According to Dr. Leah Stuchal, associate research professor at UF’s Center for Environmental and Human Toxicology, TCDD is tightly bound to sediment and can travel with those particles over time.

“If TCDD is found in sediment near a former industrial site that burned municipal waste, a reasonable conclusion is that it was deposited from the air,” she said.

Depending on the concentration and exposure time, dioxins can cause varying health effects, according to Dr. Tracie Baker, associate professor in the Department of Environmental and Global Health at UF.

“In animal studies, even low levels of dioxins have been found to cause health effects as well as effects in subsequent generations.  Exposure can be through diet, air, and contact with substances containing dioxins,” she said.

In 2006, according to the Golder report, Stoneridge was placed under a consent order by the FDEP requiring an investigation that would make them responsible for any corrective actions. Stoneridge is still under the FDEP’s consent order.

Some residents are worried that FDEP and Danhour’s testing is not thorough enough.

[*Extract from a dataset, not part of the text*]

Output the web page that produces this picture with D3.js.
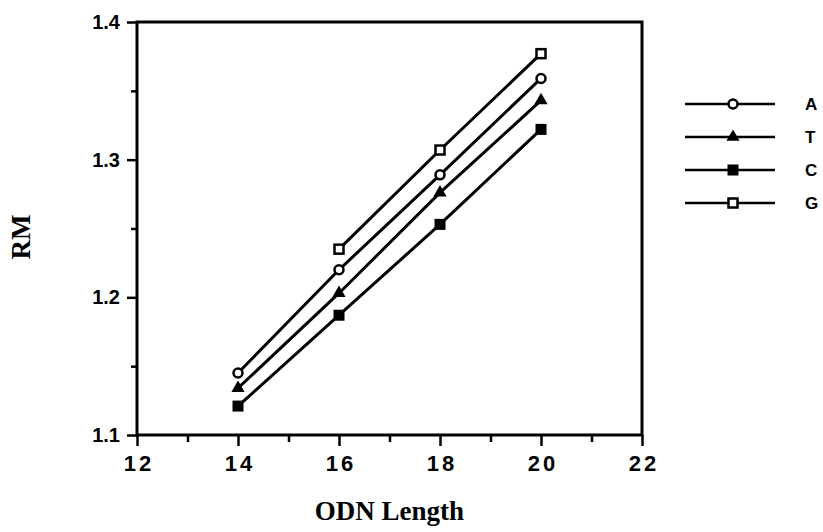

“Most assessment activities have occurred in the old processing area, which is approximately 264 acres,” said Kathryn Craver, director of external affairs at the FDEP’s northeast district office. The total property is 903 acres.

“There is no evidence of off-site contamination at this time,” Craver said.

Burke has paid out of pocket to test areas in her neighborhood for heavy metals. She is still waiting for those results but expects them by the end of the month.

She is also helping organize an independent task force with hopes of further exploring a connection between the Solite site and her community’s health issues.

The group held its first private meeting last month and includes Starnes, a cardiac surgeon, an environmental expert, an attorney, a paralegal, a reporter who covered Solite in the 90s and concerned residents.

Almost two decades ago, Burke and her husband built their house on a piece of land she called “a little slice of heaven,” long before she knew what lurked in the soil less than a mile away.

“We knew this was where we wanted to be from the beginning,” she said.

The quiet street, the trains barreling down the tracks in the distance, the sunny lawns and the neighbors who all know each other’s names.

Burke walked along the border of the Solite property, kicking up dirt in the heels she would wear to her daughter’s “Mean Girls” school play later that evening.

She pointed out the blue barrels poking up from where Solite employees buried them decades ago. But she also pointed out Starnes’ house across the way and mentioned the neighbors who put “Stop Toxic Solite” signposts in their front yards.

“The people here are amazing. We all look out for each other,” Burke said.

“It’s a beautiful place to live,” she said. “I’d hate to think that people will keep getting sick if we don’t do something about it.”